---------- DATA SUPPLIED ----------
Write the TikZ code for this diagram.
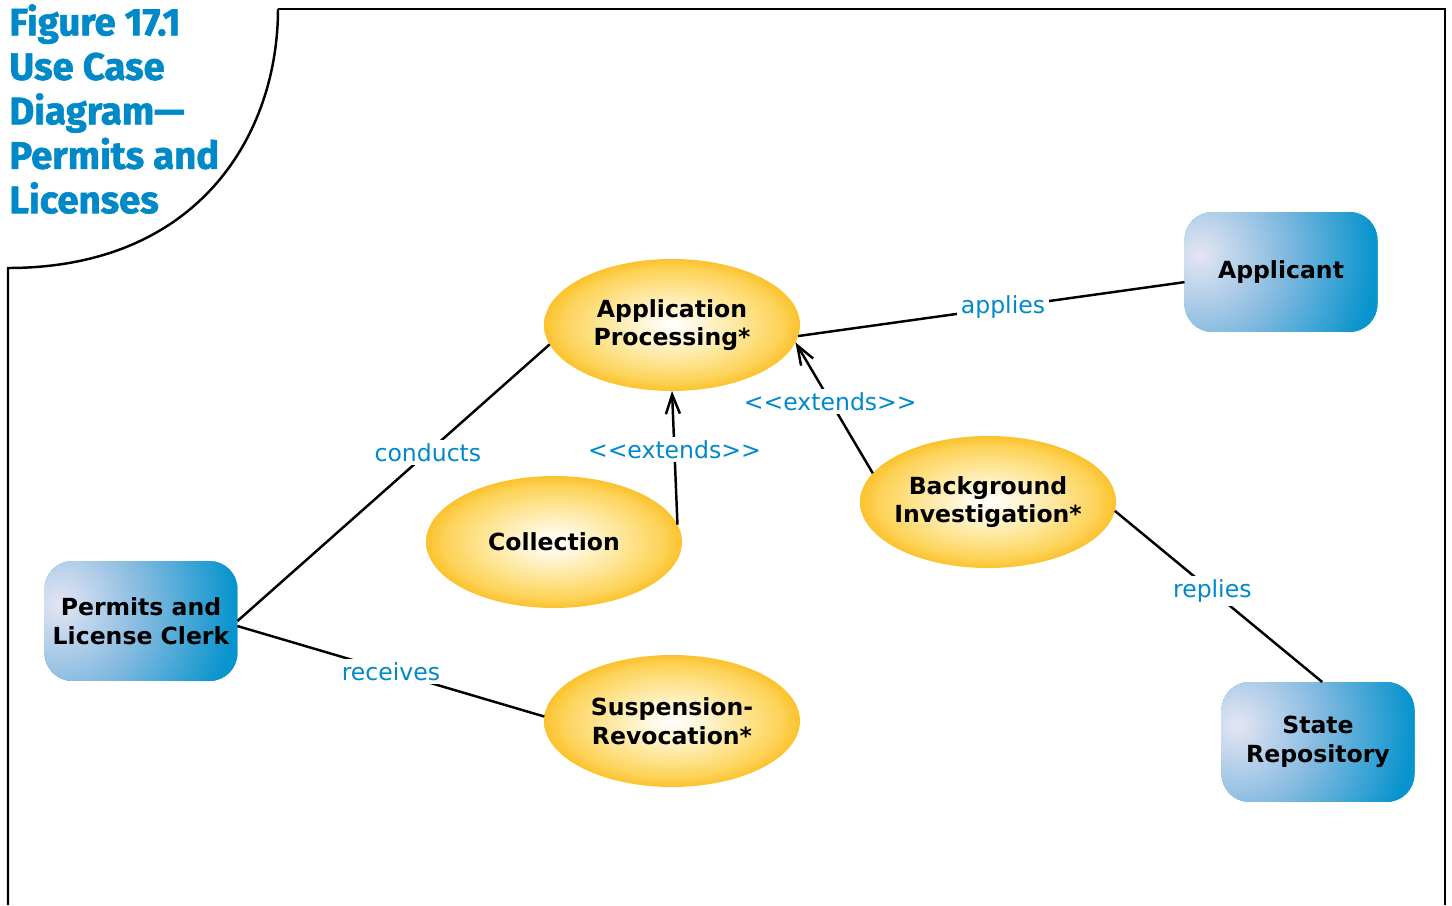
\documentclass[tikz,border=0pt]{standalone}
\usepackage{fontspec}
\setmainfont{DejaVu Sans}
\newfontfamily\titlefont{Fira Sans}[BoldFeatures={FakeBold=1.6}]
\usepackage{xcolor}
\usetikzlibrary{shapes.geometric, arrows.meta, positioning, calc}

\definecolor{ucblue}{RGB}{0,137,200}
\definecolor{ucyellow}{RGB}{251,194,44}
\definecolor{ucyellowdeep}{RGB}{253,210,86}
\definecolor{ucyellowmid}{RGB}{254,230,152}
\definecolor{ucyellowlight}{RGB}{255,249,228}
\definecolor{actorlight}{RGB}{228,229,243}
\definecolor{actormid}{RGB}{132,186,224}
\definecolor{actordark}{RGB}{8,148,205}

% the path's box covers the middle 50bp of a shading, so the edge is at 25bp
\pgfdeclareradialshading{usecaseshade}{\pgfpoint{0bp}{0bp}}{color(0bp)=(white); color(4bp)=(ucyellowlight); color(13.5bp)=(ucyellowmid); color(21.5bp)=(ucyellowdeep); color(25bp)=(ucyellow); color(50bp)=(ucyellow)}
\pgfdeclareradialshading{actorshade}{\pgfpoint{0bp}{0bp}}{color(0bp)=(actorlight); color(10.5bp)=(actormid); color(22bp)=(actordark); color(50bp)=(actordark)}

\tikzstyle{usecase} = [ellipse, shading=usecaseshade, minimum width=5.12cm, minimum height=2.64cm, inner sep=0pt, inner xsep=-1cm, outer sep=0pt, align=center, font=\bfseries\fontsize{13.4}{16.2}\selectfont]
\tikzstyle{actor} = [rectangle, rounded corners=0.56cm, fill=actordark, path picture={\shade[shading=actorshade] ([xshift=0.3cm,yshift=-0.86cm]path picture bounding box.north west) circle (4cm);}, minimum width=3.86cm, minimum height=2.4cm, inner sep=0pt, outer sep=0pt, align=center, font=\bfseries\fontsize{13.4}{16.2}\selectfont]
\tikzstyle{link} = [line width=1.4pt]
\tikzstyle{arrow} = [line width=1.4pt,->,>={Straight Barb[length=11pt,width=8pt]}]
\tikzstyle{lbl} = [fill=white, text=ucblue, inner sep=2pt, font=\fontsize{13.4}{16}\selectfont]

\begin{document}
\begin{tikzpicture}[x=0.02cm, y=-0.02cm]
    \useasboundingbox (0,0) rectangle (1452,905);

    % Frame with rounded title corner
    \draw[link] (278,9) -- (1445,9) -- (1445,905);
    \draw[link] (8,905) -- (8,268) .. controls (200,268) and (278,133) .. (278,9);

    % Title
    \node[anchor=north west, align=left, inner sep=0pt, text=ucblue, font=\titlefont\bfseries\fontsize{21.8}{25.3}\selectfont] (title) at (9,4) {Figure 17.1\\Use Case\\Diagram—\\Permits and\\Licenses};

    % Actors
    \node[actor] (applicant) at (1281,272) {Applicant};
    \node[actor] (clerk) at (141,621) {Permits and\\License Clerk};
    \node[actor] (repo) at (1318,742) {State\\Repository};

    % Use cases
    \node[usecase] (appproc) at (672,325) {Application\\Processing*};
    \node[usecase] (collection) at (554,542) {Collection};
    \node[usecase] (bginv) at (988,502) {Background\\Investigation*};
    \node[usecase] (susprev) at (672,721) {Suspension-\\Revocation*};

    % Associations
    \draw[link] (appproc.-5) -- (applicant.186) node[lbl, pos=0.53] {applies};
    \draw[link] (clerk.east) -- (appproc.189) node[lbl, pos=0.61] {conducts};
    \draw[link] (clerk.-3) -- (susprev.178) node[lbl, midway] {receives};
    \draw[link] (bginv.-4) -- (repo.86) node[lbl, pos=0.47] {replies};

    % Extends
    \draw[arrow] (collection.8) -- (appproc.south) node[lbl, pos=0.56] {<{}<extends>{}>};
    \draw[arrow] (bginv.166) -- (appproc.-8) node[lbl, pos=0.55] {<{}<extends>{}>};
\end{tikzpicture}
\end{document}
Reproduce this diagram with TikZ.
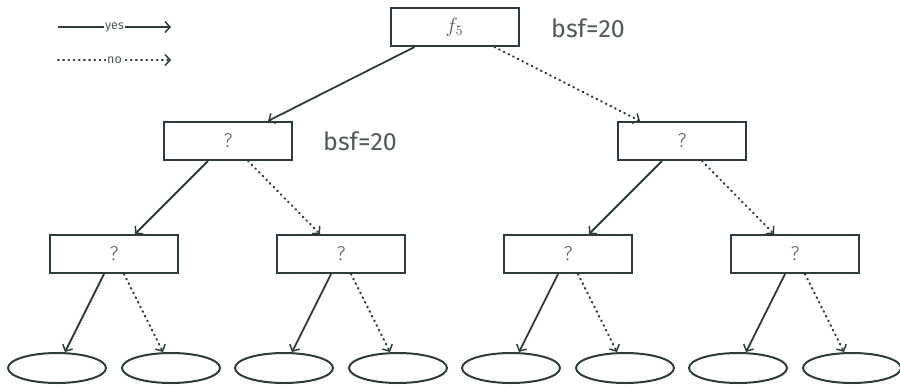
----------
WORK INSTRUCTIONS.
Pictures stay out. Print the data exactly, from its first line through the line containing "[fill=white, text=ucblue, inner".

CORRECT RESULT.
Write the TikZ code for this diagram.
\documentclass[tikz,border=0pt]{standalone}
\usepackage{fontspec}
\setmainfont{DejaVu Sans}
\newfontfamily\titlefont{Fira Sans}[BoldFeatures={FakeBold=1.6}]
\usepackage{xcolor}
\usetikzlibrary{shapes.geometric, arrows.meta, positioning, calc}

\definecolor{ucblue}{RGB}{0,137,200}
\definecolor{ucyellow}{RGB}{251,194,44}
\definecolor{ucyellowdeep}{RGB}{253,210,86}
\definecolor{ucyellowmid}{RGB}{254,230,152}
\definecolor{ucyellowlight}{RGB}{255,249,228}
\definecolor{actorlight}{RGB}{228,229,243}
\definecolor{actormid}{RGB}{132,186,224}
\definecolor{actordark}{RGB}{8,148,205}

% the path's box covers the middle 50bp of a shading, so the edge is at 25bp
\pgfdeclareradialshading{usecaseshade}{\pgfpoint{0bp}{0bp}}{color(0bp)=(white); color(4bp)=(ucyellowlight); color(13.5bp)=(ucyellowmid); color(21.5bp)=(ucyellowdeep); color(25bp)=(ucyellow); color(50bp)=(ucyellow)}
\pgfdeclareradialshading{actorshade}{\pgfpoint{0bp}{0bp}}{color(0bp)=(actorlight); color(10.5bp)=(actormid); color(22bp)=(actordark); color(50bp)=(actordark)}

\tikzstyle{usecase} = [ellipse, shading=usecaseshade, minimum width=5.12cm, minimum height=2.64cm, inner sep=0pt, inner xsep=-1cm, outer sep=0pt, align=center, font=\bfseries\fontsize{13.4}{16.2}\selectfont]
\tikzstyle{actor} = [rectangle, rounded corners=0.56cm, fill=actordark, path picture={\shade[shading=actorshade] ([xshift=0.3cm,yshift=-0.86cm]path picture bounding box.north west) circle (4cm);}, minimum width=3.86cm, minimum height=2.4cm, inner sep=0pt, outer sep=0pt, align=center, font=\bfseries\fontsize{13.4}{16.2}\selectfont]
\tikzstyle{link} = [line width=1.4pt]
\tikzstyle{arrow} = [line width=1.4pt,->,>={Straight Barb[length=11pt,width=8pt]}]
\tikzstyle{lbl} = [fill=white, text=ucblue, inner sep=2pt, font=\fontsize{13.4}{16}\selectfont]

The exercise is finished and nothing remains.